Analiza giełdowa indeksu WIG-Banki

28.04.2022, Kategorie: Nowości, Autor: Paweł Pagacz

Na koniec ubiegłego roku pozbywaliśmy się części aktywów bankowych z portfela, przynajmniej tych, które mieliśmy zakupione w celu zarobienia na zwyżce ceny, pozostawiając te płacące dywidendy ze świadomością, że mogą (i powinny) się skorygować. Dzisiaj chciałbym Wam pokazać analizę WIG-Banki, indeksu skupiającego największe polskie banki.

Analiza sektora bankowego na podstawie wolumenu i fal

Zaczniemy od wykresu, w myśl zasady, że jeden obraz mówi więcej niż 1000 słów.

Ubiegły rok to wzrost, na którym najpierw pojawił się duży wolumen będący główną wyprzedażą. Dalszy wzrost odbywał się na coraz mniejszym wolumenie (pokazany w pomarańczowej ramce) i był jedynie falą wtórną po głównej dystrybucji. Konsekwencją dystrybucji przez dużych graczy jest obecnie widziany spadek.

To, co obecnie już mamy na wykresie, to spadek na malejącym wolumenie, ale bez akumulacji w dołku (zobacz inne analizy VSA). Taki spadek zwykle jest falą A korekty, po którym rysuje się fala B korekty. Możemy obecnie wkroczyć w okres dość pozornego spokoju, w którym ceny banków i oczywiście sam indeks sektora bankowego będzie odreagowywał. Proponuję jednak nie dać się zwieść na tym etapie, bowiem brakuje akumulacyjnego spadku (mocno przyrastających wolumenów), który może się pojawić w formie fali C.

Analiza indeksu WIG Banki
Analiza indeksu WIG Banki

Wygląda więc na to, że przed nami być może miesiąc, dwa uspokojenia sytuacji.
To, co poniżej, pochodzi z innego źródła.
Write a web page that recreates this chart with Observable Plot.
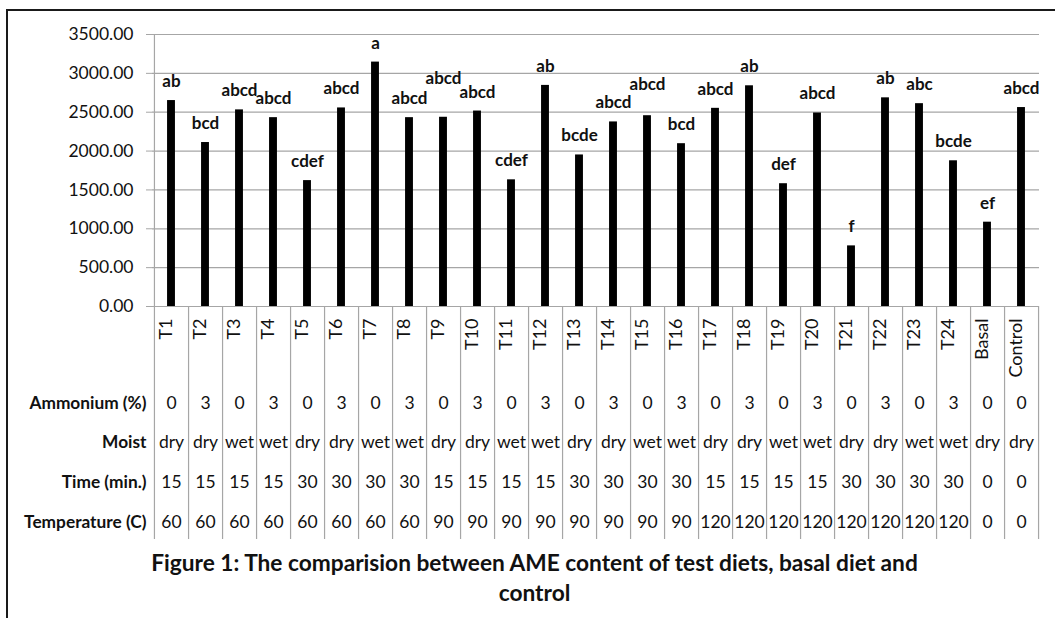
<!DOCTYPE html>
<html>
<head>
<meta charset="utf-8">
<script src="https://cdn.jsdelivr.net/npm/d3@7"></script>
<script src="https://cdn.jsdelivr.net/npm/@observablehq/plot@0.6"></script>
<style>
  html, body { margin: 0; padding: 0; background: #fff; }
  #wrap { position: relative; width: 1055px; height: 618px; overflow: hidden; }
  #border { position: absolute; left: 6px; top: 9px; width: 1060px; height: 620px;
            border-top: 2px solid #1a1a1a; border-left: 2px solid #1a1a1a; }
  #chart { position: absolute; left: 0; top: 0; }
  svg { font-family: Lato, "Open Sans", sans-serif; }
</style>
</head>
<body>
<div id="wrap"><div id="border"></div><div id="chart"></div></div>
<script>
// ---- data ----
const categories = ["T1","T2","T3","T4","T5","T6","T7","T8","T9","T10","T11","T12","T13","T14","T15","T16","T17","T18","T19","T20","T21","T22","T23","T24","Basal","Control"];
const ame = [2650, 2110, 2530, 2430, 1620, 2555, 3145, 2430, 2435, 2515, 1630, 2845, 1950, 2375, 2455, 2095, 2550, 2840, 1580, 2490, 780, 2685, 2610, 1875, 1085, 2560];
const letters = ["ab","bcd","abcd","abcd","cdef","abcd","a","abcd","abcd","abcd","cdef","ab","bcde","abcd","abcd","bcd","abcd","ab","def","abcd","f","ab","abc","bcde","ef","abcd"];
const ammonium = [0,3,0,3,0,3,0,3,0,3,0,3,0,3,0,3,0,3,0,3,0,3,0,3,0,0];
const moist = ["dry","dry","wet","wet","dry","dry","wet","wet","dry","dry","wet","wet","dry","dry","wet","wet","dry","dry","wet","wet","dry","dry","wet","wet","dry","dry"];
const timeMin = [15,15,15,15,30,30,30,30,15,15,15,15,30,30,30,30,15,15,15,15,30,30,30,30,0,0];
const temperature = [60,60,60,60,60,60,60,60,90,90,90,90,90,90,90,90,120,120,120,120,120,120,120,120,0,0];
const rowLabels = ["Ammonium (%)","Moist","Time (min.)","Temperature (C)"];
const yTicks = [0,500,1000,1500,2000,2500,3000,3500];
const titleLines = ["Figure 1: The comparision between AME content of test diets, basal diet and", "control"];

// ---- layout ----
const W = 1055, H = 618;
const mL = 152, mR = 16, mT = 34, mB = 312;
const bw = (W - mL - mR) / categories.length;
const frameH = H - mT - mB;
const tableBottom = 233;           // table extends this far below the x axis
const rowDy = [102, 141, 181, 221]; // row centres below the axis
const labelLift = {T9: 20, T15: 12}; // manually raised labels in original

const data = categories.map((c, i) => ({cat: c, value: ame[i], letter: letters[i]}));
const rows = [ammonium, moist, timeMin, temperature];
const grid = "#a6a6a6";

const marks = [
  Plot.gridY(yTicks, {stroke: grid, strokeOpacity: 1, strokeWidth: 1.2}),
  Plot.axisY(yTicks, {tickFormat: d => d.toFixed(2), tickSize: 6, tickPadding: 13, label: null,
    stroke: grid, fontSize: 17.5, fill: "#111"}),
  // y axis line (continues down through the table)
  Plot.ruleX([categories[0]], {x: d => d, dx: -bw / 2, insetBottom: -tableBottom, stroke: grid, strokeWidth: 1.2}),
  // table column separators
  Plot.ruleX(categories, {x: d => d, dx: bw / 2, insetTop: frameH, insetBottom: -tableBottom, stroke: grid, strokeWidth: 1.2}),
  Plot.barY(data, {x: "cat", y: "value", fill: "#000", insetLeft: (bw - 8) / 2, insetRight: (bw - 8) / 2}),
  Plot.text(data.filter(d => !labelLift[d.cat]), {x: "cat", y: "value", text: "letter", dy: -19,
    fontWeight: "bold", fontSize: 17, fill: "#111"}),
  ...Object.entries(labelLift).map(([c, lift]) =>
    Plot.text(data.filter(d => d.cat === c), {x: "cat", y: "value", text: "letter", dy: -19 - lift,
      fontWeight: "bold", fontSize: 17, fill: "#111"})),
  // category labels, rotated
  Plot.text(categories, {x: d => d, text: d => d, frameAnchor: "bottom", rotate: -90, textAnchor: "end",
    dy: 12, fontSize: 18, fill: "#111"}),
  // table rows
  ...rows.map((r, k) => Plot.text(categories, {x: d => d, text: (d, i) => String(r[i]), frameAnchor: "bottom",
    dy: rowDy[k], fontSize: 17.5, fill: "#111"})),
  ...rowLabels.map((lab, k) => Plot.text([lab], {text: d => d, frameAnchor: "bottom-left", textAnchor: "end",
    dx: -6, dy: rowDy[k], fontSize: 17.3, fontWeight: "bold", fill: "#111"})),
  // caption
  ...titleLines.map((t, k) => Plot.text([t], {text: d => d, frameAnchor: "bottom",
    dx: 534 - (mL + (W - mR)) / 2, dy: 264 + 30 * k, fontSize: 22.7, fontWeight: "bold", fill: "#111"}))
];

const chart = Plot.plot({
  width: W, height: H,
  marginLeft: mL, marginRight: mR, marginTop: mT, marginBottom: mB,
  style: {background: "transparent", overflow: "visible"},
  x: {type: "band", domain: categories, padding: 0, axis: null},
  y: {domain: [0, 3500], axis: null},
  marks
});
document.getElementById("chart").appendChild(chart);
</script>
</body>
</html>
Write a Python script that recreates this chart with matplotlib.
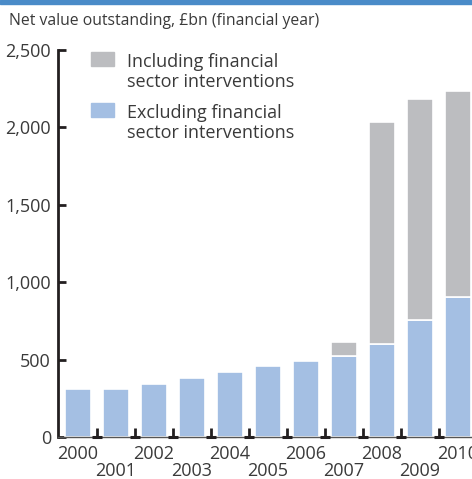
import matplotlib
matplotlib.use("Agg")
import matplotlib.pyplot as plt
from matplotlib.patches import Rectangle
import numpy as np

plt.rcParams['font.family'] = ['Open Sans', 'DejaVu Sans']

# Public sector net debt, £bn, by financial year
years = ["2000", "2001", "2002", "2003", "2004", "2005",
         "2006", "2007", "2008", "2009", "2010"]
excl_interventions = [310, 310, 342, 380, 420, 458, 490, 523, 602, 755, 903]
incl_interventions = [310, 310, 342, 380, 420, 458, 490, 613, 2032, 2183, 2234]
y_ticks = [0, 500, 1000, 1500, 2000, 2500]
y_tick_labels = ["0", "500", "1,000", "1,500", "2,000", "2,500"]

blue = "#a4bfe3"
grey = "#bcbdc0"
axis_col = "#231f20"
text_col = "#3a3a3a"

W, H = 472, 479
fig = plt.figure(figsize=(W / 100, H / 100), dpi=100)

# axes geometry (pixels): y-axis at x=58, baseline at y=437, 2500 at y=50
left_px, bottom_px, top_px = 58, 437, 50
ax = fig.add_axes([left_px / W, 1 - bottom_px / H, 1 - left_px / W,
                   (bottom_px - top_px) / H])

x = np.arange(len(years))
excl = np.array(excl_interventions)
incl = np.array(incl_interventions)
extra = incl - excl

bw = 0.70
ax.bar(x, excl, width=bw, color=blue, edgecolor="white", linewidth=1.2, zorder=2)
mask = extra > 0
ax.bar(x[mask], extra[mask], bottom=excl[mask], width=bw, color=grey,
       edgecolor="white", linewidth=1.2, zorder=2)

step = 38.0
ax.set_xlim(-(78 - left_px) / step, (W - 78) / step)
ax.set_ylim(0, 2500)

for s in ("top", "right"):
    ax.spines[s].set_visible(False)
ax.spines["left"].set_color(axis_col)
ax.spines["left"].set_linewidth(2.0)
ax.spines["bottom"].set_color("#555555")
ax.spines["bottom"].set_linewidth(1.0)

ax.set_yticks(y_ticks)
ax.set_yticklabels(y_tick_labels)
ax.tick_params(axis="y", direction="in", length=6, width=2.0, color=axis_col,
               labelsize=13, labelcolor=text_col, pad=5)

# tick marks between bars, labels under bars (staggered)
ax.set_xticks(x[:-1] + 0.5)
ax.set_xticklabels([])
ax.tick_params(axis="x", which="major", direction="in", length=6.5, width=2.0,
               color=axis_col)
ax.set_xticks(x, minor=True)
ax.set_xticklabels([y if i % 2 == 0 else "\n" + y for i, y in enumerate(years)],
                   minor=True)
ax.tick_params(axis="x", which="minor", length=0, labelsize=13,
               labelcolor=text_col, pad=6)
for lbl in ax.get_xticklabels(minor=True):
    lbl.set_linespacing(0.9)

# small foot on each x tick
ax.plot(x[:-1] + 0.5, np.zeros(len(x) - 1), linestyle="none", marker="_",
        markersize=7, markeredgewidth=2.2, color=axis_col, clip_on=False, zorder=3)

# key
def key(y_px, color, label):
    fig.add_artist(Rectangle((91 / W, 1 - (y_px + 14) / H), 23 / W, 14 / H,
                             transform=fig.transFigure, color=color))
    fig.text(127 / W, 1 - (y_px + 1) / H, label, fontsize=13, color=text_col,
             va="top", ha="left", linespacing=1.15)

key(52, grey, "Including financial\nsector interventions")
key(103, blue, "Excluding financial\nsector interventions")

# header
fig.add_artist(Rectangle((0, 1 - 4 / H), 1, 4 / H, transform=fig.transFigure,
                         color="#4a8bc8"))
fig.text(9 / W, 1 - 21 / H, "Net value outstanding, £bn (financial year)",
         fontsize=11.3, color=text_col, va="center", ha="left")

fig.savefig("out.png", dpi=100)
Po tym jednak sytuacja dla posiadaczy akcji banków może nie być zbyt optymistyczna. Inaczej będzie z tymi, którzy mają kapitał i będą chcieli banki odkupić lub doważyć. To my i w przypadku niektórych banków z okazji zapewne skorzystamy. Nasze rozpiski faworyzują pojawienie się silnej hossy w tym sektorze.